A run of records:
--

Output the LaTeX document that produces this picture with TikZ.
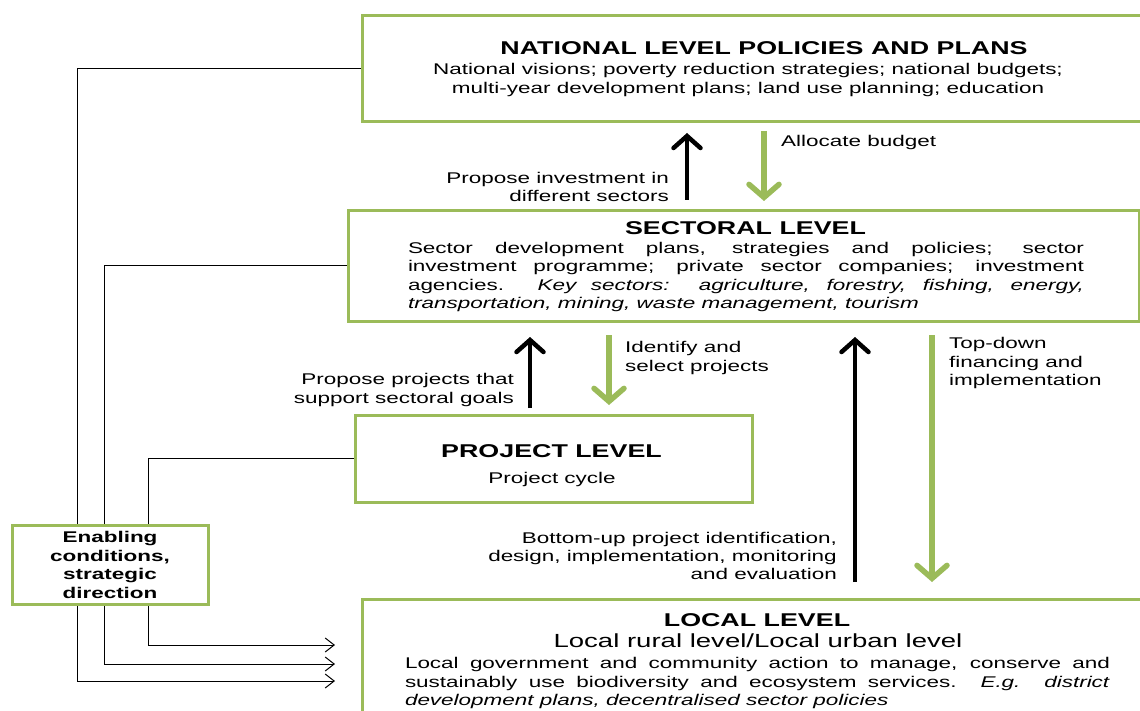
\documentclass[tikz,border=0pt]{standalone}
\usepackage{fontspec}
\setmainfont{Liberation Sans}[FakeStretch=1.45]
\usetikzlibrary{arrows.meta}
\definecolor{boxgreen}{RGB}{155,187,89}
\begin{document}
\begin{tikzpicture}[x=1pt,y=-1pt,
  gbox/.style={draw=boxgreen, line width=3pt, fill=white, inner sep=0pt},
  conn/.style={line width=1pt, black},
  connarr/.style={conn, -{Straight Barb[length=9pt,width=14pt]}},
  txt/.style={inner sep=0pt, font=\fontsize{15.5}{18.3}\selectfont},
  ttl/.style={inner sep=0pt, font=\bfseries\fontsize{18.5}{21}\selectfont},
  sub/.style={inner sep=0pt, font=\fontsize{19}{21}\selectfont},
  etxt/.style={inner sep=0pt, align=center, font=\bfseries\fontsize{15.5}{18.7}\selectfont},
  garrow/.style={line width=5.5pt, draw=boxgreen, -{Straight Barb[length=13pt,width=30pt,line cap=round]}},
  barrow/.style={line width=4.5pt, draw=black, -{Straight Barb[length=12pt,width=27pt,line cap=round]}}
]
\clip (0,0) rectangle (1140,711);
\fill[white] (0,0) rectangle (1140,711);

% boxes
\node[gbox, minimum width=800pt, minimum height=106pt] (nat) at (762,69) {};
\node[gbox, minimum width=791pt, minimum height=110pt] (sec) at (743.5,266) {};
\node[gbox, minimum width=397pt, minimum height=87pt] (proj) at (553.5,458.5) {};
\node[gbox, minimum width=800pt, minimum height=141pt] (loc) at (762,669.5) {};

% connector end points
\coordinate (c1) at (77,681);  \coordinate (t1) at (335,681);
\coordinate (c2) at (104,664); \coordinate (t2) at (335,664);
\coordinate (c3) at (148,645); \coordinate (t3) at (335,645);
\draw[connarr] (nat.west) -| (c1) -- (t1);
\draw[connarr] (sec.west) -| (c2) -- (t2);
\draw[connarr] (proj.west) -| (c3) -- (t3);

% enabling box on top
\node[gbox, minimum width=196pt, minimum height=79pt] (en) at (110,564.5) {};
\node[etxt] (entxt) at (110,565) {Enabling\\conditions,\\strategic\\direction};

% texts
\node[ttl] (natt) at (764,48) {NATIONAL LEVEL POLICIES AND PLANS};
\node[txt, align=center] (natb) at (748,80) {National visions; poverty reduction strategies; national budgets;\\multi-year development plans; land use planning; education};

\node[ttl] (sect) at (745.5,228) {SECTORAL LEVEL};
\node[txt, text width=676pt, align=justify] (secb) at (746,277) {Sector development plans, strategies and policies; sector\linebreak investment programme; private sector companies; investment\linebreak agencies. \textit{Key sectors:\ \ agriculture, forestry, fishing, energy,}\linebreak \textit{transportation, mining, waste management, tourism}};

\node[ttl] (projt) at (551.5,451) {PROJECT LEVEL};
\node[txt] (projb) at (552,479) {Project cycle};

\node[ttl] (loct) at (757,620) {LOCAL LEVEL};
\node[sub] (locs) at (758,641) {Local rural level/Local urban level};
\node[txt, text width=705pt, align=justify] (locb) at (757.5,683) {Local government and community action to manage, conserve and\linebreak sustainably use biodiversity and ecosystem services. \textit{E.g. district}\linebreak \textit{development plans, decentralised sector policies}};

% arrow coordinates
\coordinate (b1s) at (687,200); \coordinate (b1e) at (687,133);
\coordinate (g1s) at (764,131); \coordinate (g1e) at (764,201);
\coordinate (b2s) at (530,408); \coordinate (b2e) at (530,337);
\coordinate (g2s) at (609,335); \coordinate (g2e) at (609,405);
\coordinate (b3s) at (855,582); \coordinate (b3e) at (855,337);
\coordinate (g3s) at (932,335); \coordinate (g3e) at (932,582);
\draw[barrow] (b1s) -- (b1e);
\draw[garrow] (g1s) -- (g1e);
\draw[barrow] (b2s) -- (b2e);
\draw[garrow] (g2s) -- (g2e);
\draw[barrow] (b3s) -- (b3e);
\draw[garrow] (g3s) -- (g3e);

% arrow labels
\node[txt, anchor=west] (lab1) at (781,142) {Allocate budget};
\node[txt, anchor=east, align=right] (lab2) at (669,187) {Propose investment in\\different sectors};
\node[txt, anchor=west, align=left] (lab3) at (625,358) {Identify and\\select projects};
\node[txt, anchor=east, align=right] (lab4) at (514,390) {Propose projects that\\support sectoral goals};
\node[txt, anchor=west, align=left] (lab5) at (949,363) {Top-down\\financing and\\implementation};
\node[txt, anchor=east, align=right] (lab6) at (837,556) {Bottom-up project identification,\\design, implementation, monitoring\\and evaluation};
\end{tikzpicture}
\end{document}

--

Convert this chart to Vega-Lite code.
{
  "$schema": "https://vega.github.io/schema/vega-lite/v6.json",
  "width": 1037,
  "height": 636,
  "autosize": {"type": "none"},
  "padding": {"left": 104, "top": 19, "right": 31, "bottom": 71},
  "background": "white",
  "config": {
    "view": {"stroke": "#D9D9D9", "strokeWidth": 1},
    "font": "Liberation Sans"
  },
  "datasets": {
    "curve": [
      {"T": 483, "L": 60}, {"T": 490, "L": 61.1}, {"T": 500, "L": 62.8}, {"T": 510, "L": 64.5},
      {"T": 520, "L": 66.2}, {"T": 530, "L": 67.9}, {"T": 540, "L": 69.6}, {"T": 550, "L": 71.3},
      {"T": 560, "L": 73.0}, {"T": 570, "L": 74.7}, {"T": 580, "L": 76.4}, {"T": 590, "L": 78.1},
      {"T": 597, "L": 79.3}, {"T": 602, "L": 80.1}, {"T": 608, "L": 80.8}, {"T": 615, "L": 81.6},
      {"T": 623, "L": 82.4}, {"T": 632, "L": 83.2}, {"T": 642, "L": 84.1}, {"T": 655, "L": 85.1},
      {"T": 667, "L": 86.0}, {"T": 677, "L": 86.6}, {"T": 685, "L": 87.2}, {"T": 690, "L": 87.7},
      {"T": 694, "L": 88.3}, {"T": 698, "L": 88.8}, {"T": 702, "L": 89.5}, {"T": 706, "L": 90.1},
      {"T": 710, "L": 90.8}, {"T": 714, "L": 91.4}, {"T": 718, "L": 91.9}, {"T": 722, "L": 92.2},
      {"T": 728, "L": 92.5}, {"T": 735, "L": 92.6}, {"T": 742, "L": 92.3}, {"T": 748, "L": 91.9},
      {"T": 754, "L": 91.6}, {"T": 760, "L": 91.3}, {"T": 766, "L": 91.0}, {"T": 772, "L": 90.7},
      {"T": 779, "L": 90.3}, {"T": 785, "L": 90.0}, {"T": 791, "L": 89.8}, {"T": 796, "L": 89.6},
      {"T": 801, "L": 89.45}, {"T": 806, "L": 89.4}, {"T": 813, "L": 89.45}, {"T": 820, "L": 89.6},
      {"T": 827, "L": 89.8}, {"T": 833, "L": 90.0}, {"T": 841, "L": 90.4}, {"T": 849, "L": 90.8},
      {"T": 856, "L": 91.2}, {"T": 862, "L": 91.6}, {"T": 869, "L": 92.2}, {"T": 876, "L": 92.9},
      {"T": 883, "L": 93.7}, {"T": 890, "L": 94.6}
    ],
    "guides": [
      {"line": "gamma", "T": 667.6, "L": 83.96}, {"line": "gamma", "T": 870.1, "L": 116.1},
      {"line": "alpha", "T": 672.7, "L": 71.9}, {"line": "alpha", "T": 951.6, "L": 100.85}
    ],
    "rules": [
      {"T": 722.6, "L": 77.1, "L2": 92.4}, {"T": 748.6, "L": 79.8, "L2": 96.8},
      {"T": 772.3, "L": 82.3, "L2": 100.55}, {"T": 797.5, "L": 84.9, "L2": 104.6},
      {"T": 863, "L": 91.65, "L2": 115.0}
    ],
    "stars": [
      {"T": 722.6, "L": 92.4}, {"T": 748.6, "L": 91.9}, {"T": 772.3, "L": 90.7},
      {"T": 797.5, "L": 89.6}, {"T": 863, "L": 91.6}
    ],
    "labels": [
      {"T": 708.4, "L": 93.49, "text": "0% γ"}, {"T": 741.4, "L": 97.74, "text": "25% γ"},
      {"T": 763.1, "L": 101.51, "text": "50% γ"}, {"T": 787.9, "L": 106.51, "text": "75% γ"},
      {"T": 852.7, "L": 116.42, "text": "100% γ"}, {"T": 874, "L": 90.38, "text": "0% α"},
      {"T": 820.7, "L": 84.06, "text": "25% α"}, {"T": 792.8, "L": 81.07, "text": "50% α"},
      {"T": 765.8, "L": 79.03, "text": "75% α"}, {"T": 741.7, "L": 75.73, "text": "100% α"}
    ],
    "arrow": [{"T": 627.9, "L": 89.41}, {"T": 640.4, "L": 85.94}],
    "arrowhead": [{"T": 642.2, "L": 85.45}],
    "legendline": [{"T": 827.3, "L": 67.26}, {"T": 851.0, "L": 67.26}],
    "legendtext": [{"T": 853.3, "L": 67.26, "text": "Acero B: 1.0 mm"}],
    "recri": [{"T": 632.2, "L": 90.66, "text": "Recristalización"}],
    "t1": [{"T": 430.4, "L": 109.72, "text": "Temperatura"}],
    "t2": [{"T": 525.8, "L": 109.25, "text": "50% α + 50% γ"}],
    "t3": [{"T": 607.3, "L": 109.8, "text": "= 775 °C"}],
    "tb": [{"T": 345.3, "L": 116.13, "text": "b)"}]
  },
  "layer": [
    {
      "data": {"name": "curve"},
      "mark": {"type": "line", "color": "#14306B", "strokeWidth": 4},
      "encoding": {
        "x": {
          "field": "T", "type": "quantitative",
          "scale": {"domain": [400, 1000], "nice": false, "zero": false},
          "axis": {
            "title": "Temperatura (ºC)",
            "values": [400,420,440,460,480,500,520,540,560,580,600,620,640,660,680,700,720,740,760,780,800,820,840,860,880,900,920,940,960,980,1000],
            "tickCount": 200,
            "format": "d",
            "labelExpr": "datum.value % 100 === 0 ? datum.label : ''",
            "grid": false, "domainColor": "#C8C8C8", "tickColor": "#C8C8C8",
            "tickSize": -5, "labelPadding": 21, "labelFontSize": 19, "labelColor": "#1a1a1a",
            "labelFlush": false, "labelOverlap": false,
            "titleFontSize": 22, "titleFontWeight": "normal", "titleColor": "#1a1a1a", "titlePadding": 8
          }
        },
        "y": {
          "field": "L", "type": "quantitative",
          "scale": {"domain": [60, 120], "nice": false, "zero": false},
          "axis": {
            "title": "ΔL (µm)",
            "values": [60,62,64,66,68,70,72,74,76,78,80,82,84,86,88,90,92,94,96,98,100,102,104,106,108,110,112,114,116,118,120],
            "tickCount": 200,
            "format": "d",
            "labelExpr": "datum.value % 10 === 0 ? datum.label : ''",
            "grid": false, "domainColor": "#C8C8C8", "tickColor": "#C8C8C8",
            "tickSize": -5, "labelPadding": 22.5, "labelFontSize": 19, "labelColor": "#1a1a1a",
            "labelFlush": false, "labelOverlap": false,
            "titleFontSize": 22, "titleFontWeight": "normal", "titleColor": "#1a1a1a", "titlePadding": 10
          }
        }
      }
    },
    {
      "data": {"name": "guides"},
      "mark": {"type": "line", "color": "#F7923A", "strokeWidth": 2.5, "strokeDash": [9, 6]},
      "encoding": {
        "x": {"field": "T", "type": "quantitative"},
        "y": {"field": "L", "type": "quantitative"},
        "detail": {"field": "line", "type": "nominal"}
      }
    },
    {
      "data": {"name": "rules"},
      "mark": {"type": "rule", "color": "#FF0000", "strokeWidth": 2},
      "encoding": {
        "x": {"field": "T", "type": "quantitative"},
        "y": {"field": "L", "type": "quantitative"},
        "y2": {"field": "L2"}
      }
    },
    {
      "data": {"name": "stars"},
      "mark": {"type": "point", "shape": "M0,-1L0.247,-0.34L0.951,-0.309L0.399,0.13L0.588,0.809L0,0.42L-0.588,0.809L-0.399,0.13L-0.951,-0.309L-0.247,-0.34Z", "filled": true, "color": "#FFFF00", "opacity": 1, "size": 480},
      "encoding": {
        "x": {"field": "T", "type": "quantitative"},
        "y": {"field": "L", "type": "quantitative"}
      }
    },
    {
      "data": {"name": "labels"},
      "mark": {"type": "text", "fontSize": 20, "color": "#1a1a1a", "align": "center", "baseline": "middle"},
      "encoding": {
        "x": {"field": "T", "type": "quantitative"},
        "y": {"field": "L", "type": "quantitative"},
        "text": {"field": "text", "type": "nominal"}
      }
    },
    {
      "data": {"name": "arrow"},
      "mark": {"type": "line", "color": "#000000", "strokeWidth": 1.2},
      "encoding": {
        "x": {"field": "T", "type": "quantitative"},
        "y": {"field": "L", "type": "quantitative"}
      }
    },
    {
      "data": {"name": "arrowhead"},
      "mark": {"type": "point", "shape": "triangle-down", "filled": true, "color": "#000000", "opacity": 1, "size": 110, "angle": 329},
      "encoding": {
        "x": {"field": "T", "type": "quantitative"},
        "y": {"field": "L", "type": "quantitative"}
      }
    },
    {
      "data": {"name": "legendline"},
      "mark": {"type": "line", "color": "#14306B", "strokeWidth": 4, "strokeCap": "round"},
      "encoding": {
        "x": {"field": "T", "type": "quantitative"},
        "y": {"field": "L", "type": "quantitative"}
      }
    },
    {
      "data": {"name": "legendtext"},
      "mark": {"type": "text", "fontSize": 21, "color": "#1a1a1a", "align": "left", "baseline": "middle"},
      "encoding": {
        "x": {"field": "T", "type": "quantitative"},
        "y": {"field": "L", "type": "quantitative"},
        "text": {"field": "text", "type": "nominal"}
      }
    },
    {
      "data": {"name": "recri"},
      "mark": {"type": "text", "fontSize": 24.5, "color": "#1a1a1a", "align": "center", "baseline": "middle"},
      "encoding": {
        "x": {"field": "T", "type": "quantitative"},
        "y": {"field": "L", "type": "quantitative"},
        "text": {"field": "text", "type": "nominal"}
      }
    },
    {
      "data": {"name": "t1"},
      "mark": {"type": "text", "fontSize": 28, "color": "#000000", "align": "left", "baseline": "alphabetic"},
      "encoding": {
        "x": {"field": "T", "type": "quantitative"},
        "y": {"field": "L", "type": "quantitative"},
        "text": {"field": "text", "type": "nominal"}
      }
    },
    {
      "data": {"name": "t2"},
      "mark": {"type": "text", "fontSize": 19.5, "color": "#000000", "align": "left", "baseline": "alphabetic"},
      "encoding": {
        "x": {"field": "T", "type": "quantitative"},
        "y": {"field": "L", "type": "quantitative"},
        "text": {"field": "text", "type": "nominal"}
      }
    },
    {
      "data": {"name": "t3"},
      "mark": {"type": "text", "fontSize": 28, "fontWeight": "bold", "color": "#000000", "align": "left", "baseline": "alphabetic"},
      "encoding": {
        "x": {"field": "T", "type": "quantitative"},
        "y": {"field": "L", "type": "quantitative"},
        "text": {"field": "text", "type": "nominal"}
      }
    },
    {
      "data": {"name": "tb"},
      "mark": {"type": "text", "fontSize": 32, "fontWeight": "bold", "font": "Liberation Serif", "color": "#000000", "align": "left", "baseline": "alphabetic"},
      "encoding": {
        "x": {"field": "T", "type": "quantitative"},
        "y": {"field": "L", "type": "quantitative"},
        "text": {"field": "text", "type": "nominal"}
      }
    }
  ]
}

--

Task brief —
Output word for word the lines running from the one containing "Output the LaTeX" to the one containing "width=800pt, minimum height=141pt]", both included, leaving out the pictures.

Task result —
Output the LaTeX document that produces this picture with TikZ.
\documentclass[tikz,border=0pt]{standalone}
\usepackage{fontspec}
\setmainfont{Liberation Sans}[FakeStretch=1.45]
\usetikzlibrary{arrows.meta}
\definecolor{boxgreen}{RGB}{155,187,89}
\begin{document}
\begin{tikzpicture}[x=1pt,y=-1pt,
  gbox/.style={draw=boxgreen, line width=3pt, fill=white, inner sep=0pt},
  conn/.style={line width=1pt, black},
  connarr/.style={conn, -{Straight Barb[length=9pt,width=14pt]}},
  txt/.style={inner sep=0pt, font=\fontsize{15.5}{18.3}\selectfont},
  ttl/.style={inner sep=0pt, font=\bfseries\fontsize{18.5}{21}\selectfont},
  sub/.style={inner sep=0pt, font=\fontsize{19}{21}\selectfont},
  etxt/.style={inner sep=0pt, align=center, font=\bfseries\fontsize{15.5}{18.7}\selectfont},
  garrow/.style={line width=5.5pt, draw=boxgreen, -{Straight Barb[length=13pt,width=30pt,line cap=round]}},
  barrow/.style={line width=4.5pt, draw=black, -{Straight Barb[length=12pt,width=27pt,line cap=round]}}
]
\clip (0,0) rectangle (1140,711);
\fill[white] (0,0) rectangle (1140,711);

% boxes
\node[gbox, minimum width=800pt, minimum height=106pt] (nat) at (762,69) {};
\node[gbox, minimum width=791pt, minimum height=110pt] (sec) at (743.5,266) {};
\node[gbox, minimum width=397pt, minimum height=87pt] (proj) at (553.5,458.5) {};
\node[gbox, minimum width=800pt, minimum height=141pt] (loc) at (762,669.5) {};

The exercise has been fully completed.